Scuola, oltre 400 posti a concorso: è ansia precari, l'odissea di quelli esclusi

Sale il fermento in cattedra. Per l'esame ordinario corsa a sostenere gli esam di pedagogia e psicologia decisivi per poter partecipare. Iscrizioni: 300 in meno all'infanzia

Ancora storie di precari

Ancora storie di precari

Arezzo, 13 giugno 2019 - C’è una scuola superiore in Valdarno dove mancano al momento nove insegnanti di italiano. Nove cattedrelibere, roba da mobilificio: lo specchio di un’emergenza infinita. Solo in provincia sono 434 i posti liberi tra medie e superiori, tutti docenti, tutti tasselli decisivi per completare i futuri orari. Tutti posti potenzialmente a concorso. Perché la scuola viaggia verso l’ultima grande infornata. Cinquantamila posti in Italia, centinaia dalle nostre parti.
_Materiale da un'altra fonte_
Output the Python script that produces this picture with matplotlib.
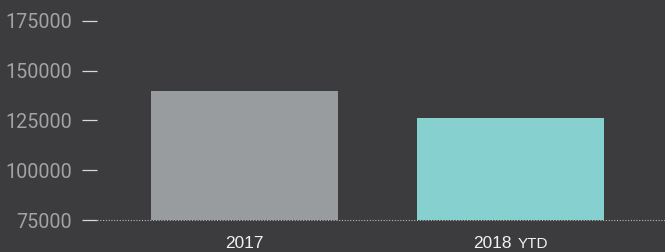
import matplotlib
matplotlib.use("Agg")
import matplotlib.pyplot as plt
import matplotlib.transforms as mtransforms

categories = ["2017", "2018"]
suffixes = ["", "YTD"]
values = [139800, 126200]
bar_colors = ["#989c9e", "#86d1cf"]
yticks = [75000, 100000, 125000, 150000, 175000]

BG = "#3c3c3e"
fig = plt.figure(figsize=(6.65, 2.52), dpi=100, facecolor=BG)
ax = fig.add_axes([97/665, 32/252, 568/665, 209/252])
ax.set_facecolor(BG)

x = list(range(len(categories)))
ax.bar(x, [v - 75000 for v in values], bottom=75000, width=0.703, color=bar_colors, zorder=2)

ax.set_xlim(-0.5545, 1.58)
ax.set_ylim(75000, 180000)

for s in ax.spines.values():
    s.set_visible(False)

ax.axhline(75000, color="#b8b8b8", linestyle=(0, (1, 1.5)), linewidth=0.8, zorder=3, clip_on=False)

ax.set_yticks(yticks)
ax.set_yticklabels([str(t) for t in yticks], fontfamily="Roboto", fontsize=14.2, color="#a3a3a5")
ax.tick_params(axis="y", length=10.8, width=0.9, color="#d8d8d8", pad=7)

ax.set_xticks(x)
ax.set_xticklabels([])
ax.tick_params(axis="x", length=0)

trans = mtransforms.blended_transform_factory(ax.transData, ax.transAxes)
FS = 12.4
YOFF = -17
for xi, cat, suf in zip(x, categories, suffixes):
    if suf:
        ax.annotate(cat, xy=(xi, 0), xycoords=trans, xytext=(-13.3, YOFF), textcoords="offset points",
                    ha="center", va="center", fontfamily="Liberation Sans", fontsize=FS, color="#f2f2f2",
                    annotation_clip=False)
        ax.annotate(suf, xy=(xi, 0), xycoords=trans, xytext=(4.7, YOFF), textcoords="offset points",
                    ha="left", va="center", fontfamily="Liberation Sans", fontsize=11, color="#f2f2f2",
                    annotation_clip=False)
    else:
        ax.annotate(cat, xy=(xi, 0), xycoords=trans, xytext=(0, YOFF), textcoords="offset points",
                    ha="center", va="center", fontfamily="Liberation Sans", fontsize=FS, color="#f2f2f2",
                    annotation_clip=False)

fig.savefig("out.png", dpi=100, facecolor=BG)
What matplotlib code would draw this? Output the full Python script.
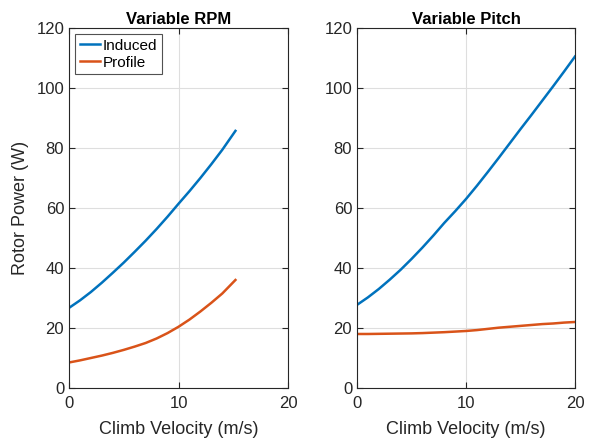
import numpy as np
import matplotlib.pyplot as plt

plt.rcParams['font.family'] = ['Liberation Sans', 'DejaVu Sans']

# Variable RPM
v_rpm = [0, 1, 2, 3, 4, 5, 6, 7, 8, 9, 10, 11, 12, 13, 14, 15.2]
induced_rpm = [26.7, 29.2, 32, 35.1, 38.4, 41.8, 45.4, 49.1, 53, 57.1, 61.4, 65.6,
               70, 74.6, 79.4, 85.7]
profile_rpm = [8.5, 9.2, 10, 10.8, 11.7, 12.7, 13.8, 15.0, 16.5, 18.3, 20.4, 22.8,
               25.5, 28.4, 31.5, 36]

# Variable Pitch
v_pitch = [0, 1, 2, 3, 4, 5, 6, 7, 8, 9, 10, 11, 12, 13, 14, 15, 16, 17, 18, 19, 20]
induced_pitch = [27.7, 30.2, 33, 36.1, 39.4, 43, 46.8, 50.8, 55, 58.9, 63, 67.4,
                 72, 76.7, 81.5, 86.3, 91, 95.8, 100.6, 105.5, 110.5]
profile_pitch = [18, 18, 18.05, 18.1, 18.15, 18.2, 18.3, 18.45, 18.6, 18.8, 19,
                 19.3, 19.7, 20.1, 20.4, 20.7, 21, 21.3, 21.5, 21.8, 22]

blue = '#0072BD'
orange = '#D95319'

fig = plt.figure(figsize=(5.96, 4.42), dpi=100)
ax1 = fig.add_axes([0.1158, 0.1222, 0.3674, 0.8145])
ax2 = fig.add_axes([0.599, 0.1222, 0.3658, 0.8145])

ax1.plot(v_rpm, induced_rpm, color=blue, lw=1.8, label='Induced')
ax1.plot(v_rpm, profile_rpm, color=orange, lw=1.8, label='Profile')
ax2.plot(v_pitch, induced_pitch, color=blue, lw=1.8)
ax2.plot(v_pitch, profile_pitch, color=orange, lw=1.8)

for ax, title in [(ax1, 'Variable RPM'), (ax2, 'Variable Pitch')]:
    ax.set_xlim(0, 20)
    ax.set_ylim(0, 120)
    ax.set_xticks([0, 10, 20])
    ax.set_yticks(range(0, 121, 20))
    ax.grid(True, color='#dedede', lw=0.8)
    ax.set_axisbelow(True)
    ax.tick_params(direction='in', labelsize=12, colors='#262626', length=4,
                   top=True, right=True)
    ax.tick_params(axis='x', pad=6)
    for s in ax.spines.values():
        s.set_color('#262626')
        s.set_linewidth(0.8)
    ax.set_title(title, fontsize=12, fontweight='bold', pad=3)
    ax.set_xlabel('Climb Velocity (m/s)', fontsize=13, color='#262626', labelpad=7)

ax1.set_ylabel('Rotor Power (W)', fontsize=13, color='#262626', labelpad=5)
leg = ax1.legend(loc='upper left', fontsize=11, frameon=True, fancybox=False,
                 edgecolor='#262626', handlelength=1.35, borderpad=0.3,
                 labelspacing=0.2, handletextpad=0.15, borderaxespad=0.4)
leg.get_frame().set_linewidth(0.8)

fig.savefig('out.png', dpi=100)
Divisi in due concorsi.

Uno straordinario, riservato a chi ha almeno 36 mesi di insegnamento, anzi per l’esattezza tre annualità, ognuna delle quali la ottieni anche solo con 180 giorni di lavoro. Uno ordinario, sempre il requisito dei mesi in cattedra però con apertura anche ai neolaureati: ma ad una condizione, che presentino oltre ai titoli più sudati anche 24 crediti formativi. Un dettaglio? No, il nodo che sta scatenando la corsa agli esami di pedagogia, psicologia, metodologia didattica e antropologia.

Tuo figlio ha una laurea, una specializzazione e un dottorato? E’ lì che studia pancia in terra pedagogia per potersi giocare tutto quello che ha guadagnato nella roulette russa dei concorsi. Un assurdo ma con un senso: non tutti quelli che conoscono la matematica (solo un esempio, beninteso) come Einstein sono anche in grado di insegnarla. Solo che fino qualche anno fa il problema non esisteva, c’erano le famose Ssis, scuole di specializzazione, e passava la paura.

Ora la paura regna ancora sovrana, perfino quando la scuola riapre i portoni. Ieri si tagliava con il coltello nella sala conferenze dell’Itis. Al centro una buona notizia, l’accordo fatto con il governo per rilanciare i concorsi e quindi le assunzioni, presente Manuela Pascarella, una di quelle che per la Cgil ha trattato e fino all’alba. Ma intorno il timore di perdere l’ultimo treno. Se non ho i 36 mesi resto fuori anche stavolta.

E’ il destino delle «finestre», c’è sempre una linea che viene tracciata e che il destino rende una sbarra per tanti candidati. Ma possibile, è la parola d’ordine, che se ho due anni e mezzo di insegnamento non posso almeno avere diritto ad un esame abilitante? Possibile sia nelle stesse condizioni dei neolaureati?

Poi c'è IL sostegno, gente che ha imparato il mestiere più difficile del mondo, il linguaggio spesso diversissimo con cui aiutare chi ha le più diverse disabilità: e che è sistematicamente escluso dal ruolo. Lavora nell’organico di fatto, è fuori da quello di diritto, per dirla in burocratese stretto. E a settembre? «Quei concorsi – risponde dalla Cgil Maurizio Tacconi – non potranno consegnare le cattedre prima del 2020. Quindi sono posti che andranno a incarico e supplenza».

Dentro c’è la prima fuga verso «quota 100». Intanto i precari seguono ciascuno il proprio filone. Come gli «ingabbiati». Docenti di scuola primaria e infanzia, cui è preclusa ogni possibilità di abilitazione nelle classi di concorso utili per insegnare tra medie e superiori. Hanno una o più lauree, master, specializzazioni: ma senza abilitazione non possono chiedere la mobilità professionale e il percorso abilitante a loro è chiuso.

Mentre la scuola ai primi stadi perde iscritti: trecento in meno all’infanzia solo quest’anno. Meno figli, meno studenti, meno insegnanti. E chi resta ancora fuori, nella terra di nessuno dei precari, trema all’idea che quella porta non si riapra mai più.